Daniel did so, then quickly reappeared from the cloth, rubbing his eyes in discomfort. “Everything’s upside down.”
“And reversed,” Coltrane said. “The photographer has to imagine the way the image would look normally. Not only that – the camera’s heavy. It uses negatives protected by a lightproof holder, two negatives to a holder, so if you want to take a hundred exposures, you need fifty holders, and they’re heavy. And then, of course, you need various filters and lenses, which you have to carry with you, and which, I assume, are in the other box. Taking a view camera on a photo assignment can be like going on a safari.”
“You’re sure it’s worth it?”
“Right now, I wouldn’t have it any other way.” Coltrane stared reverentially at the camera. “Look at the scratches on it. Old.” He studied the manufacturer’s name imprinted on the metal rim at the back. “Korona. I’m not sure that company’s still in business.”

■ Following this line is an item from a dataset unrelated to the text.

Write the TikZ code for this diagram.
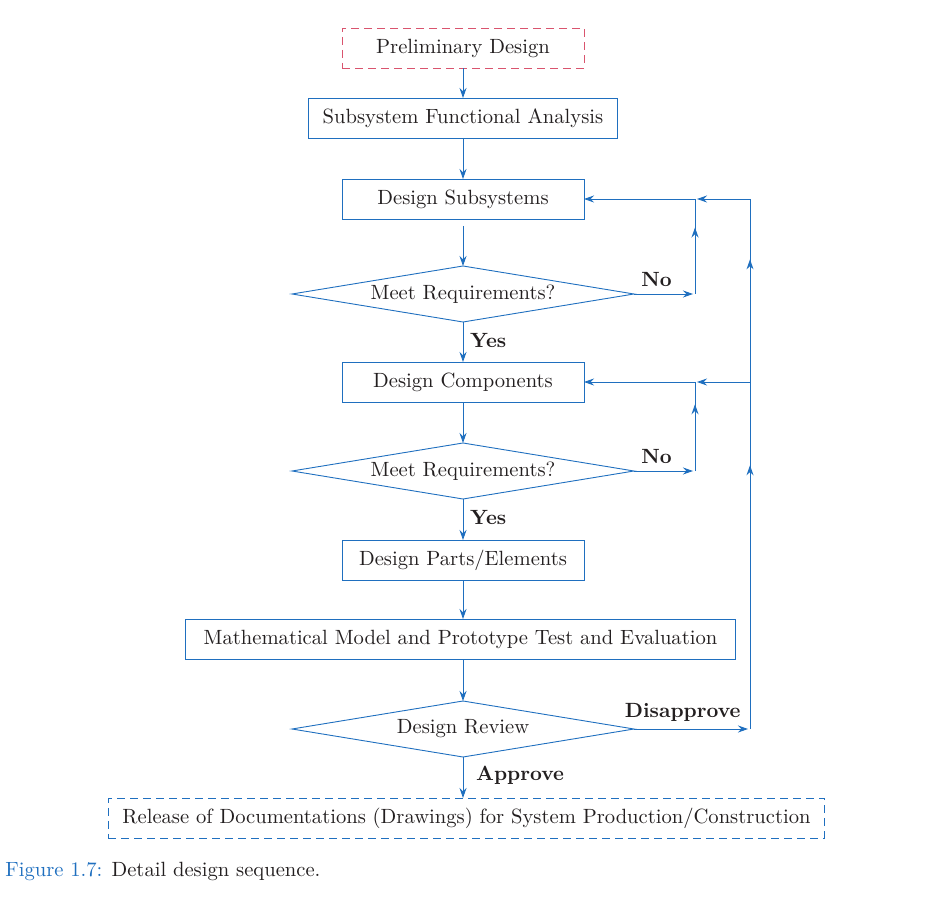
\documentclass[tikz,border=0pt]{standalone}
\usepackage{xcolor}
\usepackage{tikz}
\usetikzlibrary{shapes.geometric,arrows.meta,positioning,calc,decorations.markings}
\definecolor{flowcol}{HTML}{1F6FBF}
\definecolor{startcol}{HTML}{D9546E}
\definecolor{txtcol}{HTML}{231F20}

\begin{document}
\begin{tikzpicture}[x=0.5pt,y=-0.5pt,node distance=20pt,font=\fontsize{10.3}{12}\selectfont,
  stepbox/.style={draw=flowcol,line width=0.45pt,outer sep=0pt,minimum width=121pt,minimum height=20pt,inner xsep=7pt,align=center,text=txtcol},
  startbox/.style={stepbox,draw=startcol,dash pattern=on 4pt off 2.5pt},
  endbox/.style={stepbox,dash pattern=on 4pt off 2.5pt},
  decision/.style={draw=flowcol,line width=0.45pt,outer sep=0pt,diamond,aspect=6.1,minimum width=171pt,minimum height=28pt,inner sep=0pt,text=txtcol},
  flow/.style={draw=flowcol,line width=0.45pt},
  arr/.style={flow,-{Stealth[length=5pt,width=3.5pt]}},
  midarrow/.style={flow,postaction={decorate},decoration={markings,mark=at position #1 with {\arrow{Stealth[length=5pt,width=3.5pt]}}}},
  lbl/.style={font=\fontsize{10.3}{12}\selectfont\bfseries,text=txtcol}]
  \useasboundingbox (0,0) rectangle (951,897);
  % main column
  \node[startbox] (prelim) at (463,48) {Preliminary Design};
  \node[stepbox,below=15pt of prelim] (sfa) {Subsystem Functional Analysis};
  \node[stepbox,below=20.5pt of sfa] (dsub) {Design Subsystems};
  \node[decision,below=23.5pt of dsub] (chk1) {Meet Requirements?};
  \node[stepbox,below=20pt of chk1] (dcomp) {Design Components};
  \node[decision,below=20.5pt of dcomp] (chk2) {Meet Requirements?};
  \node[stepbox,below=20.5pt of chk2] (dparts) {Design Parts/Elements};
  \node[stepbox,below=19.5pt of dparts,xshift=-1.25pt,inner xsep=9pt] (model) {Mathematical Model and Prototype Test and Evaluation};
  \node[decision,below=21pt of model,xshift=1.25pt] (review) {Design Review};
  \node[endbox,below=20.5pt of review,xshift=1.75pt] (release) {Release of Documentations (Drawings) for System Production/Construction};
  \draw[arr] (prelim)--(sfa);
  \draw[arr] (sfa)--(dsub);
  \draw[arr,shorten <=3.5pt] (dsub)--(chk1);
  \draw[arr] (chk1)--node[lbl,right,pos=0.45]{Yes}(dcomp);
  \draw[arr] (dcomp)--(chk2);
  \draw[arr] (chk2)--node[lbl,right,pos=0.45]{Yes}(dparts);
  \draw[arr] (dparts)--(model.north -| dparts.south);
  \draw[arr] (model.south -| review.north)--(review);
  \draw[arr] (review)--node[lbl,right,pos=0.45,xshift=3pt]{Approve}(release.north -| review.south);
  % feedback loops
  \coordinate (loopin) at (695,0);
  \coordinate (loopout) at (750,0);
  \coordinate (n1) at (chk1.east -| loopin);
  \coordinate (t1) at (dsub.east -| loopin);
  \coordinate (t2) at (dsub.east -| loopout);
  \coordinate (n2) at (chk2.east -| loopin);
  \coordinate (c1) at (dcomp.east -| loopin);
  \coordinate (c2) at (dcomp.east -| loopout);
  \coordinate (r1) at (review.east -| loopout);
  \draw[arr,shorten >=1pt] (chk1.east)--node[lbl,above,pos=0.37]{No}(n1);
  \draw[midarrow=0.7] (n1)--(t1);
  \draw[arr] (t1)--(dsub.east);
  \draw[arr,shorten >=1pt] (t2)--(t1);
  \draw[arr,shorten >=1pt] (chk2.east)--node[lbl,above,pos=0.37]{No}(n2);
  \draw[midarrow=0.75] (n2)--(c1);
  \draw[arr] (c1)--(dcomp.east);
  \draw[arr,shorten >=1pt] (c2)--(c1);
  \draw[arr,shorten >=1pt] (review.east)--node[lbl,above,pos=0.42]{Disapprove}(r1);
  \draw[midarrow=0.76] (r1)--(c2);
  \draw[midarrow=0.67] (c2)--(t2);
  % caption
  \node[anchor=west,inner sep=0pt,text=txtcol] (caption) at (5,871) {\textcolor{flowcol}{Figure 1.7:} Detail design sequence.};
\end{tikzpicture}
\end{document}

Numbed, Coltrane sank onto the sofa, struck by the implications. This must be the same camera that Packard used to photograph his famous series of L.A. houses, he thought. In a way he had never imagined, this assignment to recreate that series was going to be an education. He had known that he would be literally following Packard’s footsteps: doing his best to find where Packard had placed his camera, trying to reproduce the same camera angles. But Coltrane had assumed that he would use contemporary cameras. Now he understood that modern equipment would skew the experiment, drawing more attention to how photography had changed than to how the city had changed since the twenties. The further implication was that by wanting Coltrane to use the same camera he had, Packard was telling him to do everything possible to try to identify with Packard, to pretend to be Packard. Only then would Coltrane understand the decisions Packard had made when photographing those houses.
The phone rang.
Maybe it’s the old man, Coltrane thought. “Hello?”
“You’ll never guess what a messenger just delivered,” Jennifer said excitedly. “The prints and the signed permission forms. This is very definitely a done deal.”